In 1991, Cash's first novel The Rating Game made the best-seller charts in four weeks followed in 1993 by All Night Long, and King of Clubs in 1995.

In 2006 he began working on a book designed to be both an autobiography and a history of pirate radio. He was also developing the first ever "triography": a biography written by Cash and his two best friends detailing their road trip to Mexico.

On 9 May 2011, One Media Publishing released a collection of over 1,000 albums compiled by Cash, featuring artists from a diverse range of musical genres, including Toni Braxton, Django Reinhardt, Usher, Aaliyah, The Troggs, Chaka Khan, Elvis Presley, Sham 69, Lou Reed and Jerry Lee Lewis. These albums are currently available via digital music stores only.

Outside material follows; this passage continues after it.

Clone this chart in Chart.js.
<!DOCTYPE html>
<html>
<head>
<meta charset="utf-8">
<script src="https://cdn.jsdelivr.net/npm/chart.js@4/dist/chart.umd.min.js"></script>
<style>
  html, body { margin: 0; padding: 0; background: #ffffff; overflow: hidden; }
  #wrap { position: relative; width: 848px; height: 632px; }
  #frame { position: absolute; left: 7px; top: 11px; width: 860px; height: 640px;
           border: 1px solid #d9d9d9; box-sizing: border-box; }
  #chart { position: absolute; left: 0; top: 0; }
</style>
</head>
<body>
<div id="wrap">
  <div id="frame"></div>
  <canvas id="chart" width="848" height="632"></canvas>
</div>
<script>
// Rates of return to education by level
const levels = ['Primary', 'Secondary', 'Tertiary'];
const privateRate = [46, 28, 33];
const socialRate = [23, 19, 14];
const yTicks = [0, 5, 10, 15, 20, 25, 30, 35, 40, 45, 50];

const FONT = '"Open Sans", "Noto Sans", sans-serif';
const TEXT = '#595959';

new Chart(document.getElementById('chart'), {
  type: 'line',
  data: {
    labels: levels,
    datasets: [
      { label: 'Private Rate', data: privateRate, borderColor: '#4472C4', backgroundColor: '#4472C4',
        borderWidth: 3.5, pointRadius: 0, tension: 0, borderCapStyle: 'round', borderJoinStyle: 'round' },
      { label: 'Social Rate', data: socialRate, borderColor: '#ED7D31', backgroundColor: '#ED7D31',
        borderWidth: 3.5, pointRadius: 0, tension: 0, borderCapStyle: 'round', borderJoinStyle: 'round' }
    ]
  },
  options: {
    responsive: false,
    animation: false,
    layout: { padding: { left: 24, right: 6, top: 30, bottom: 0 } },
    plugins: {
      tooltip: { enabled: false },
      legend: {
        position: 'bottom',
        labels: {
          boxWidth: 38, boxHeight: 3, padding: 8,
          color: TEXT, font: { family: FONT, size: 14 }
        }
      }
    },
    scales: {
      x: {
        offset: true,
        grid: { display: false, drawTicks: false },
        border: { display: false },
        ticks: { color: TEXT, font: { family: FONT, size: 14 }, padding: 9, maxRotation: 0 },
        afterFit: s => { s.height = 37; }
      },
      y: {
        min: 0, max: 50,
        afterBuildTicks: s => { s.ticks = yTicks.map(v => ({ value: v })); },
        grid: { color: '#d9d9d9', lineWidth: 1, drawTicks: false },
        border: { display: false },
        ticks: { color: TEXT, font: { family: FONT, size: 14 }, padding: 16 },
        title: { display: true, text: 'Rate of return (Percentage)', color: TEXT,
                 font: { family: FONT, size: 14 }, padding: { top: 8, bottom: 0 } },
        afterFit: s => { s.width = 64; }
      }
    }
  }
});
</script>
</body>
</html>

His last TV appearance was on episode 17 of Sky Art's Trailblazers documentary series (Trailblazers of Pop Radio), originally shown in 2016 and repeated on Freeview in 2021. His last show on the radio was on 16 October 2016, five days before his death, with his final song being Lady A's Need You Now.

== Personal life ==
Sometime in 1962, Cash got his girlfriend pregnant. Both the child and Cash's partners identities have never been publicly revealed. Cash was married three times. His first wife was called Dawn Lane, and they got married in 1969 and were divorced within a few years. In the early 1970s, Cash met Cindy Breakspeare in Jamaica, who would later be crowned Miss World 1976. From the very beginning, he was struck by her presence, and they went to a party together. In 1973, Cash met actress Monica Evans whilst working on his radio program, The Dave Cash Radio Program, and had two children with her.

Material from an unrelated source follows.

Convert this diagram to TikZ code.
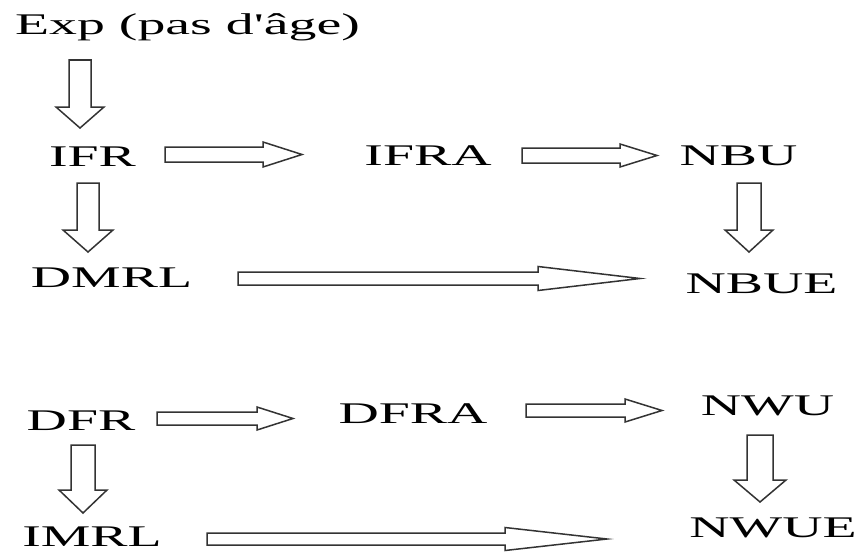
\documentclass[tikz,border=0pt]{standalone}
\usepackage{fontspec}
\setmainfont{Liberation Serif}[Ligatures=TeXOff]
\usetikzlibrary{calc}

% hollow block arrow from #1 (tail) to #2 (tip):
% #3 half shaft width, #4 half head width, #5 head length
\newcommand\blockarrow[5]{%
  \coordinate (ba-h) at ($(#2)!#5!(#1)$);
  \draw[blockarrow]
    ($(#1)!#3!90:(#2)$) -- ($(ba-h)!#3!90:(#2)$) -- ($(ba-h)!#4!90:(#2)$)
    -- (#2)
    -- ($(ba-h)!#4!-90:(#2)$) -- ($(ba-h)!#3!-90:(#2)$) -- ($(#1)!#3!-90:(#2)$)
    -- cycle;
}

\tikzset{
  term/.style={anchor=base, inner sep=0pt, font=\fontsize{30}{36}\selectfont},
  blockarrow/.style={draw=black!80, line width=1.5pt, fill=white, line join=miter}
}
\newcommand\wide[1]{\scalebox{1.86}[1]{#1}}

\begin{document}
\begin{tikzpicture}[x=1pt, y=-1pt]
  \useasboundingbox[fill=white] (0,0) rectangle (861,551);

  % classes (text baselines)
  \node[term] (exp)  at (187.5,35)  {\wide{Exp (pas d'âge)}};
  \node[term] (ifr)  at (92.5,166)  {\wide{IFR}};
  \node[term] (ifra) at (428,165)   {\wide{IFRA}};
  \node[term] (nbu)  at (738.5,165) {\wide{NBU}};
  \node[term] (dmrl) at (111.5,287) {\wide{DMRL}};
  \node[term] (nbue) at (761.5,293) {\wide{NBUE}};
  \node[term] (dfr)  at (81,430)    {\wide{DFR}};
  \node[term] (dfra) at (413,423)   {\wide{DFRA}};
  \node[term] (nwu)  at (767.5,415) {\wide{NWU}};
  \node[term] (imrl) at (92,546)    {\wide{IMRL}};
  \node[term] (nwue) at (773,537)   {\wide{NWUE}};

  % arrow ends
  \coordinate (exp-ifr-t)   at (80,60);    \coordinate (exp-ifr-h)   at (80,128);
  \coordinate (ifr-ifra-t)  at (165,154.5);\coordinate (ifr-ifra-h)  at (302,154.5);
  \coordinate (ifra-nbu-t)  at (522,155.5);\coordinate (ifra-nbu-h)  at (657,155.5);
  \coordinate (ifr-dmrl-t)  at (88,183);   \coordinate (ifr-dmrl-h)  at (88,252);
  \coordinate (nbu-nbue-t)  at (749,183);  \coordinate (nbu-nbue-h)  at (749,252);
  \coordinate (dmrl-nbue-t) at (238,278.5);\coordinate (dmrl-nbue-h) at (640,278.5);
  \coordinate (dfr-dfra-t)  at (157,418.5);\coordinate (dfr-dfra-h)  at (293,418.5);
  \coordinate (dfra-nwu-t)  at (526,410.5);\coordinate (dfra-nwu-h)  at (662,410.5);
  \coordinate (dfr-imrl-t)  at (83,445);   \coordinate (dfr-imrl-h)  at (83,513);
  \coordinate (nwu-nwue-t)  at (760,435);  \coordinate (nwu-nwue-h)  at (760,502);
  \coordinate (imrl-nwue-t) at (207,539);  \coordinate (imrl-nwue-h) at (607,539);

  % implications
  \blockarrow{exp-ifr-t}{exp-ifr-h}{11pt}{24pt}{21pt}
  \blockarrow{ifr-ifra-t}{ifr-ifra-h}{7.5pt}{12.5pt}{39pt}
  \blockarrow{ifra-nbu-t}{ifra-nbu-h}{7.5pt}{11.5pt}{37pt}
  \blockarrow{ifr-dmrl-t}{ifr-dmrl-h}{11pt}{25pt}{22pt}
  \blockarrow{nbu-nbue-t}{nbu-nbue-h}{12pt}{24pt}{22pt}
  \blockarrow{dmrl-nbue-t}{dmrl-nbue-h}{6.5pt}{12pt}{102pt}
  \blockarrow{dfr-dfra-t}{dfr-dfra-h}{6.5pt}{11.5pt}{36pt}
  \blockarrow{dfra-nwu-t}{dfra-nwu-h}{6.5pt}{11.5pt}{37pt}
  \blockarrow{dfr-imrl-t}{dfr-imrl-h}{12pt}{24pt}{23pt}
  \blockarrow{nwu-nwue-t}{nwu-nwue-h}{13pt}{26pt}{22pt}
  \blockarrow{imrl-nwue-t}{imrl-nwue-h}{6pt}{11.5pt}{102pt}
\end{tikzpicture}
\end{document}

On 4 December 2011, at Anna Maria Island in the U.S. state of Florida, Cash married Sara Davies (born 1957), they had originally met in 1989, and went on to appear on his BBC radio show where she was called 'Emily Email' and became a co-presenter. They lived in Hollingbourne, Kent.

==Death==
Just five days after his final broadcast, Cash died suddenly on 21 October 2016 aged 74, after collapsing at his home. Cash was cremated, and in August 2017 his ashes were scattered by fellow DJ Johnnie Walker off the Harwich coast.